AAR Report


Usually, the American Academy of Religion’s annual meeting has all the repose of a bee hive, with way too many professors and graduate students swarming in and out of elevators and generally clogging all available floor space. This year, the recession and the extra-U.S. locale kept the numbers down, and Montreal’s mammoth Palais des congrès actually made it seem like a rather small affair. Shortage of attendees meant shortage of funds generally, and so the celebration of the organization’s centennial was a pale shadow of what some imagined it might be a couple of years ago. But then, this multi-disciplinary, hugely various body doesn’t make itself easy to love anyway.

The biggest star in attendance was Tariq Ramadan, the Swiss Muslim intellectual whom the Bush administration kept out of the U.S. via the Patriot Act’s “ideological exclusion provision”–a move that the Obama administration, typically, is expected to reverse but has not quite gotten around to yet. In any event, Canada doesn’t indulge in such ideological exclusions, so Ramadan was finally able to accept the AAR’s long-standing invitation to grace it with his presence. The talk of his I attended was, to put it generously, mediocre: a simplified rendition of the main argument of his next to last book, to the effect that reforming Islam depends on changing not the faith itself but interpretations of it–and on transforming Muslim minds–all in unspecified ways. Whatever. Even Ramadan’s Euro-panache didn’t keep a huge audience prepared to enthuse from drifting to the exits before he was done.

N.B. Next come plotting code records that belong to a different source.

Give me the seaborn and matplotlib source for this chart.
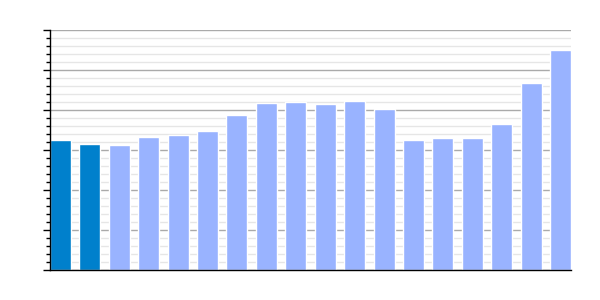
import matplotlib
matplotlib.use("Agg")
import matplotlib.pyplot as plt
from matplotlib.ticker import MultipleLocator, NullFormatter
import seaborn as sns
import pandas as pd

categories = [f"c{i}" for i in range(1, 19)]
values = [3.25, 3.15, 3.125, 3.325, 3.375, 3.475, 3.875, 4.175, 4.2, 4.15,
          4.225, 4.025, 3.25, 3.3, 3.3, 3.65, 4.675, 5.5]
groups = ["highlight", "highlight"] + ["normal"] * 16
palette = {"highlight": "#0080cc", "normal": "#99b3ff"}

df = pd.DataFrame({"cat": categories, "val": values, "grp": groups})

sns.set_style("white")
fig = plt.figure(figsize=(6, 3), dpi=100)
ax = fig.add_axes([50 / 600, 30 / 300, 521 / 600, 240 / 300])

w = 0.714
sns.barplot(data=df, x="cat", y="val", hue="grp", palette=palette,
            dodge=False, width=w, legend=False, ax=ax, saturation=1)

ax.set_xlim(-w / 2, len(categories) - 1 + w / 2)
ax.set_ylim(0, 6)
ax.yaxis.set_major_locator(MultipleLocator(1))
ax.yaxis.set_minor_locator(MultipleLocator(0.2))
ax.yaxis.set_major_formatter(NullFormatter())
ax.set_xticks([])
ax.set_xlabel("")
ax.set_ylabel("")
ax.set_axisbelow(True)
ax.grid(which="major", axis="y", color="#aaaaaa", linewidth=1)
ax.grid(which="minor", axis="y", color="#e6e6e6", linewidth=1)
ax.tick_params(axis="y", which="major", length=5, width=1, color="black", left=True)
ax.tick_params(axis="y", which="minor", length=3, width=1, color="black", left=True)
for s in ["top", "right"]:
    ax.spines[s].set_visible(False)
for s in ["left", "bottom"]:
    ax.spines[s].set_visible(True)
    ax.spines[s].set_color("black")
    ax.spines[s].set_linewidth(1)

fig.savefig("out.png", dpi=100)
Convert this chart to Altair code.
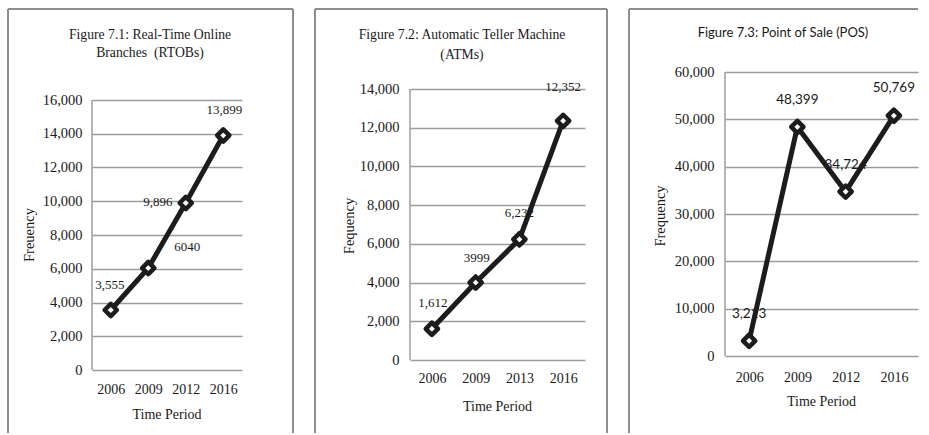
import altair as alt
import pandas as pd

# ---- data -----------------------------------------------------------------
RTOB_YEARS = ["2006", "2009", "2012", "2016"]
RTOB_VALUES = [3555, 6040, 9896, 13899]
RTOB_LABELS = ["3,555", "6040", "9,896", "13,899"]
RTOB_TICKS = [0, 2000, 4000, 6000, 8000, 10000, 12000, 14000, 16000]

ATM_YEARS = ["2006", "2009", "2013", "2016"]
ATM_VALUES = [1612, 3999, 6232, 12352]
ATM_LABELS = ["1,612", "3999", "6,232", "12,352"]
ATM_TICKS = [0, 2000, 4000, 6000, 8000, 10000, 12000, 14000]

POS_YEARS = ["2006", "2009", "2012", "2016"]
POS_VALUES = [3213, 48399, 34724, 50769]
POS_LABELS = ["3,213", "48,399", "34,724", "50,769"]
POS_TICKS = [0, 10000, 20000, 30000, 40000, 50000, 60000]

# ---- styling ----------------------------------------------------------------
SERIF = "Liberation Serif"
SANS = "Lato"
INK = "#1a1a1a"
LINE = "#1c1c1c"
GRID = "#9c9c9c"
FRAME = "#8e8e8e"

ONE = pd.DataFrame({"k": [0]})


def text_at(txt, x, y, font, size, angle=0):
    mark = alt.Chart(ONE).mark_text(
        text=txt, font=font, fontSize=size, color=INK,
        align="center", baseline="middle", angle=angle,
    )
    return mark.encode(x=alt.value(x), y=alt.value(y))


def panel(years, values, labels, ticks, *, width, height, top_gap,
          frame_left, frame_right, frame_top, frame_bottom,
          title_lines, title_x, title_ys, title_font, title_size,
          y_title, y_title_pos, x_title_pos,
          label_font, label_size, nudges, x_pad, y_pad):
    df = pd.DataFrame({"year": years, "v": values, "label": labels})
    dmax = ticks[-1] * height / (height - top_gap)

    x_enc = alt.X(
        "year:N", sort=None,
        scale=alt.Scale(type="point", padding=0.5, domain=years),
        axis=alt.Axis(
            title=None, ticks=False, domain=False, grid=False,
            labelFont=SERIF, labelFontSize=14, labelColor=INK,
            labelPadding=x_pad, labelAngle=0,
        ),
    )
    y_enc = alt.Y(
        "v:Q",
        scale=alt.Scale(domain=[0, dmax], nice=False, zero=True),
        axis=alt.Axis(
            title=None, values=ticks, tickCount=40, format=",.0f",
            ticks=False, domain=False,
            grid=True, gridColor=GRID, gridWidth=1.5, labelOverlap=False,
            labelFont=SERIF, labelFontSize=14.5, labelColor=INK,
            labelPadding=y_pad,
        ),
    )

    base = alt.Chart(df).encode(x=x_enc, y=y_enc)

    # vertical value axis line, from zero to the top tick
    axis_line = alt.Chart(ONE).mark_rule(color=GRID, strokeWidth=1.5).encode(
        x=alt.value(0), y=alt.datum(0), y2=alt.datum(ticks[-1])
    )

    # value labels, each nudged where it sits (the line is drawn over them)
    label_layers = []
    for i, (dx, dy) in enumerate(nudges):
        label_layers.append(
            alt.Chart(df.iloc[[i]]).mark_text(
                font=label_font, fontSize=label_size, color=INK,
                align="center", baseline="middle", dx=dx, dy=dy,
            ).encode(x=x_enc, y=y_enc, text="label:N")
        )

    line = base.mark_line(color=LINE, strokeWidth=5, strokeJoin="round")
    points = base.mark_point(
        shape="diamond", size=150, filled=True, fill="white", fillOpacity=1,
        stroke=LINE, strokeWidth=4.5, opacity=1, strokeJoin="round",
    )

    # chart-area frame: left, top and (optionally) right edges
    frame = [
        alt.Chart(ONE).mark_rule(color=FRAME, strokeWidth=2).encode(
            x=alt.value(frame_left), y=alt.value(frame_top),
            y2=alt.value(frame_bottom)),
        alt.Chart(ONE).mark_rule(color=FRAME, strokeWidth=2).encode(
            x=alt.value(frame_left),
            x2=alt.value(frame_right if frame_right is not None else width),
            y=alt.value(frame_top)),
    ]
    if frame_right is not None:
        frame.append(
            alt.Chart(ONE).mark_rule(color=FRAME, strokeWidth=2).encode(
                x=alt.value(frame_right), y=alt.value(frame_top),
                y2=alt.value(frame_bottom))
        )

    titles = [text_at(t, title_x, ty, title_font, title_size)
              for t, ty in zip(title_lines, title_ys)]
    titles.append(text_at(y_title, y_title_pos[0], y_title_pos[1], SERIF, 14.5, angle=270))
    titles.append(text_at("Time Period", x_title_pos[0], x_title_pos[1], SERIF, 14))

    layers = [axis_line] + label_layers + [line, points] + frame + titles
    return alt.layer(*layers).properties(width=width, height=height)


p1 = panel(
    RTOB_YEARS, RTOB_VALUES, RTOB_LABELS, RTOB_TICKS,
    width=150, height=298, top_gap=28,
    frame_left=-84, frame_right=201, frame_top=-63, frame_bottom=361,
    title_lines=["Figure 7.1: Real-Time Online", "Branches \u00a0(RTOBs)"],
    title_x=58, title_ys=[-37, -19], title_font=SERIF, title_size=13.7,
    y_title="Freuency", y_title_pos=(-62, 163), x_title_pos=(75, 343),
    label_font=SERIF, label_size=13,
    nudges=[(-1, -25), (39, -21), (-28, -1), (1, -25)],
    x_pad=12, y_pad=10,
)

p2 = panel(
    ATM_YEARS, ATM_VALUES, ATM_LABELS, ATM_TICKS,
    width=175, height=288, top_gap=17,
    frame_left=-95, frame_right=197, frame_top=-63, frame_bottom=361,
    title_lines=["Figure 7.2: Automatic Teller Machine", "(ATMs)"],
    title_x=52, title_ys=[-37, -17], title_font=SERIF, title_size=13.7,
    y_title="Fequency", y_title_pos=(-60, 154), x_title_pos=(87.5, 335),
    label_font=SERIF, label_size=13,
    nudges=[(1, -26), (1, -25), (0, -26), (0, -34)],
    x_pad=11, y_pad=11,
)

p3 = panel(
    POS_YEARS, POS_VALUES, POS_LABELS, POS_TICKS,
    width=193, height=284, top_gap=0,
    frame_left=-96, frame_right=None, frame_top=-63, frame_bottom=361,
    title_lines=["Figure 7.3: Point of Sale (POS)"],
    title_x=58, title_ys=[-39], title_font=SANS, title_size=13,
    y_title="Frequency", y_title_pos=(-64, 144), x_title_pos=(96.5, 330),
    label_font=SANS, label_size=13.5,
    nudges=[(0, -27), (0, -27), (0, -27), (0, -28)],
    x_pad=14, y_pad=11,
)

chart = (
    alt.hconcat(p1, p2, p3, spacing=20)
    .properties(padding={"left": 7, "top": 8, "right": 8, "bottom": 0},
                background="white")
    .configure_view(stroke=None)
)

chart.save("out.html", embed_options={"renderer": "svg", "actions": False})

By contrast, Slavoj Žižek, a Slovenian philosopher renowned among the theoretically inclined, provided some great (Groucho) Marxist stand-up in a session on the continuing life of Death of God theology. He was preceded by the granddad of the American D of G school, Thomas Altizer, whose  pronouncements on Blake, Satan, Kierkegaard, et al. were delivered with such oracular verve that it had the audience grinning. Who would have thought the Death of God could be such fun?

On the religion and politics front, an Obamaite session on the presidency included such faith-based luminaries of the present administration as Eboo Patel, Susan Thistlethwaite, and Shaun Casey (the Wesley Theological Seminary professor not the model). Prominent in the Beltway enterprise of helping the Democrats get religion, Casey was indiscreet enough to give last year’s Obama campaign a C- on religious outreach, though not indiscreet enough to say why–other than to allow, “We could have done a lot better than we did.” By contrast, he gave high marks in the outreach department to both Howard Dean’s DNC and the Hillary Clinton campaign.

He also made it clear that the biggest frustration came in dealing with religious leaders–“the most difficult of all constituencies…I think they are very limited.”  By contrast, I guess, religion professors are positively tractable.